Stated exercise: Return, without pictures, the lines from the start of the data through the one that contains "(depR) at (486,360);".

Start Data block

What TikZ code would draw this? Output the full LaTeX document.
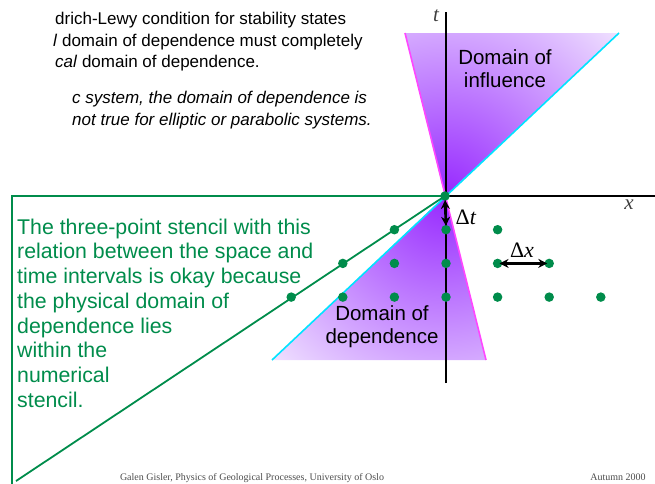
\documentclass[tikz,border=0pt]{standalone}
\usepackage{fontspec}
\setmainfont{Liberation Serif}
\setsansfont{Liberation Sans}
\usetikzlibrary{arrows.meta}

\definecolor{stencilgreen}{RGB}{0,140,75}
\definecolor{domdark}{RGB}{150,40,255}
\definecolor{domlight}{RGB}{244,234,255}
\definecolor{charcyan}{RGB}{0,228,255}
\definecolor{charmag}{RGB}{255,70,255}

\tikzset{
  gridpt/.style={circle,fill=stencilgreen,inner sep=0pt,minimum size=9.5pt},
  stepline/.style={{Stealth[length=9pt,width=9pt]}-{Stealth[length=9pt,width=9pt]},line width=2.6pt},
  toptext/.style={anchor=base west,inner sep=0pt,font=\sffamily\fontsize{17}{20}\selectfont},
  greentext/.style={anchor=base west,inner sep=0pt,text=stencilgreen,font=\sffamily\fontsize{21.3}{24}\selectfont},
  domtext/.style={inner sep=0pt,align=center,font=\sffamily\fontsize{20.5}{23}\selectfont}
}

\begin{document}
\begin{tikzpicture}[x=1pt,y=-1pt]
\useasboundingbox (0,0) rectangle (655,483);

\coordinate (O) at (445,196);
\coordinate (inflL) at (405,33);
\coordinate (inflR) at (619,33);
\coordinate (depL) at (272,360);
\coordinate (depR) at (486,360);

% shaded domains
\begin{scope}
\clip (O) -- (inflL) -- (inflR) -- cycle;
\shade[inner color=domdark,outer color=domlight] (O) circle (250);
\end{scope}
\begin{scope}
\clip (O) -- (depL) -- (depR) -- cycle;
\shade[inner color=domdark,outer color=domlight] (O) circle (250);
\end{scope}

% axes
\coordinate (ttop) at (446,12);
\coordinate (tbot) at (446,383);
\coordinate (xend) at (655,196);
\draw[line width=1.4pt] (tbot) -- (ttop);
\draw[line width=1.4pt] (O) -- (xend);
\node[font=\itshape\fontsize{21}{21}\selectfont,text=black!75] (tlab) at (436,16) {t};
\node[font=\itshape\fontsize{21}{21}\selectfont,text=black!75] (xlab) at (629,205) {x};

% characteristics
\draw[charcyan,line width=1.6pt] (depL) -- (inflR);
\draw[charmag,line width=1.6pt] (inflL) -- (depR);

% stencil callout
\coordinate (boxtop) at (12,196);
\coordinate (boxbot) at (12,485);
\coordinate (stemend) at (16,481);
\draw[stencilgreen,line width=1.8pt] (boxbot) -- (boxtop) -- (O) -- (stemend);

% grid points
\node[gridpt] (o) at (O) {};
\foreach \r in {1,2,3}{
  \foreach \c in {-\r,...,\r}{
    \pgfmathtruncatemacro{\k}{\c+3}
    \node[gridpt] (p\r\k) at (446+51.6*\c,196+33.7*\r) {};
  }
}

% step sizes
\draw[stepline,shorten <=-1pt,shorten >=-1pt] (o) -- (p13);
\node[font=\fontsize{22}{22}\selectfont] (dt) at (466,217) {Δ\textit{t}};
\draw[stepline,shorten <=-3pt,shorten >=-3pt] (p24) -- (p25);
\node[font=\fontsize{22}{22}\selectfont] (dx) at (522,250) {Δ\textit{x}};

% domain labels
\node[domtext] (influence) at (505,69) {Domain of\\influence};
\node[domtext] (dependence) at (382,327) {Domain of\\dependence};

% heading text
\node[toptext] (h1) at (55,24) {drich-Lewy condition for stability states};
\node[toptext] (h2) at (53,46) {\textit{l} domain of dependence must completely};
\node[toptext] (h3) at (55,67) {\textit{cal} domain of dependence.};
\node[toptext,font=\sffamily\itshape\fontsize{17}{20}\selectfont] (h4) at (72,103) {c system, the domain of dependence is};
\node[toptext,font=\sffamily\itshape\fontsize{17}{20}\selectfont] (h5) at (72,125) {not true for elliptic or parabolic systems.};

% callout text
\foreach \txt [count=\i] in {The three-point stencil with this,relation between the space and,time intervals is okay because,the physical domain of,dependence lies,within the,numerical,stencil.}
  \node[greentext] (g\i) at (17,209.5+24.7*\i) {\txt};

% footer
\node[anchor=base,inner sep=0pt,text=black!70,font=\fontsize{10}{10}\selectfont] (foot) at (252,480.5) {Galen Gisler, Physics of Geological Processes, University of Oslo};
\node[anchor=base,inner sep=0pt,text=black!70,font=\fontsize{10}{10}\selectfont] (term) at (618,480.5) {Autumn 2000};
\end{tikzpicture}
\end{document}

End Data block

Response to this task:
What TikZ code would draw this? Output the full LaTeX document.
\documentclass[tikz,border=0pt]{standalone}
\usepackage{fontspec}
\setmainfont{Liberation Serif}
\setsansfont{Liberation Sans}
\usetikzlibrary{arrows.meta}

\definecolor{stencilgreen}{RGB}{0,140,75}
\definecolor{domdark}{RGB}{150,40,255}
\definecolor{domlight}{RGB}{244,234,255}
\definecolor{charcyan}{RGB}{0,228,255}
\definecolor{charmag}{RGB}{255,70,255}

\tikzset{
  gridpt/.style={circle,fill=stencilgreen,inner sep=0pt,minimum size=9.5pt},
  stepline/.style={{Stealth[length=9pt,width=9pt]}-{Stealth[length=9pt,width=9pt]},line width=2.6pt},
  toptext/.style={anchor=base west,inner sep=0pt,font=\sffamily\fontsize{17}{20}\selectfont},
  greentext/.style={anchor=base west,inner sep=0pt,text=stencilgreen,font=\sffamily\fontsize{21.3}{24}\selectfont},
  domtext/.style={inner sep=0pt,align=center,font=\sffamily\fontsize{20.5}{23}\selectfont}
}

\begin{document}
\begin{tikzpicture}[x=1pt,y=-1pt]
\useasboundingbox (0,0) rectangle (655,483);

\coordinate (O) at (445,196);
\coordinate (inflL) at (405,33);
\coordinate (inflR) at (619,33);
\coordinate (depL) at (272,360);
\coordinate (depR) at (486,360);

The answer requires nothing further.